Editor's Note: This Interview was conducted before the theatrical release of Dragonball: Evolution
What is the one aspect that annoys you personally the most about this industry?
Without question, it is how entrenched the Japanese licensors are, and policies that, if they were more nimble, they would have changed and seen that, “oh hey, of course there should be downloads, of course we should be doing VOD, of course we should be doing this, of course we should allow Internet in, of course we should allow Blu-ray right away.” I mean, their lack of knowledge about the US market, and then their stubbornness to think that that the American distributors don't know better about their own market is probably the most annoying thing.
What is the one accomplishment you are the most proud of?

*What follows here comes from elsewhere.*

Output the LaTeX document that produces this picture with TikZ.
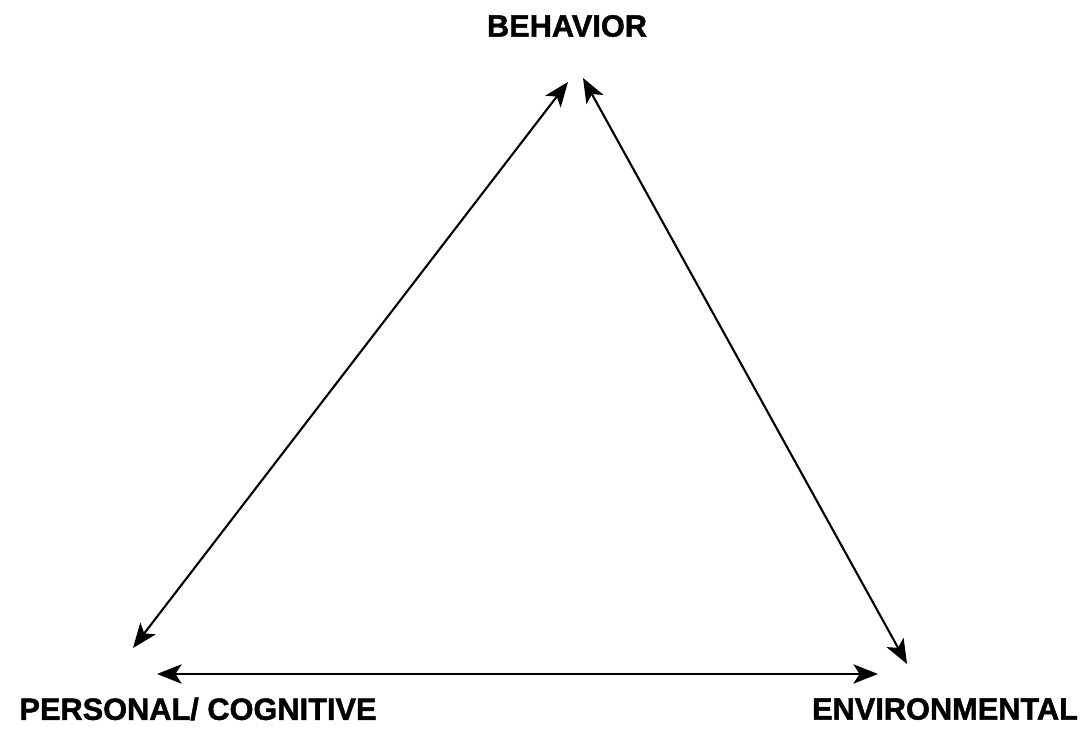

Well, I think without question it's actually going in without any knowledge of the entertainment industry and taking a title like Dragon Ball Z and having the perseverance to make it into something. Even though all these Hollywood guys said, “Oh, Japanese anime will never work in the US. It's all garbage, worthless stuff; who wants it?” and all that stuff. Never taking “no” in the beginning and actually making it and pulling it off definitely makes me proud. That's something I'm the most proud of.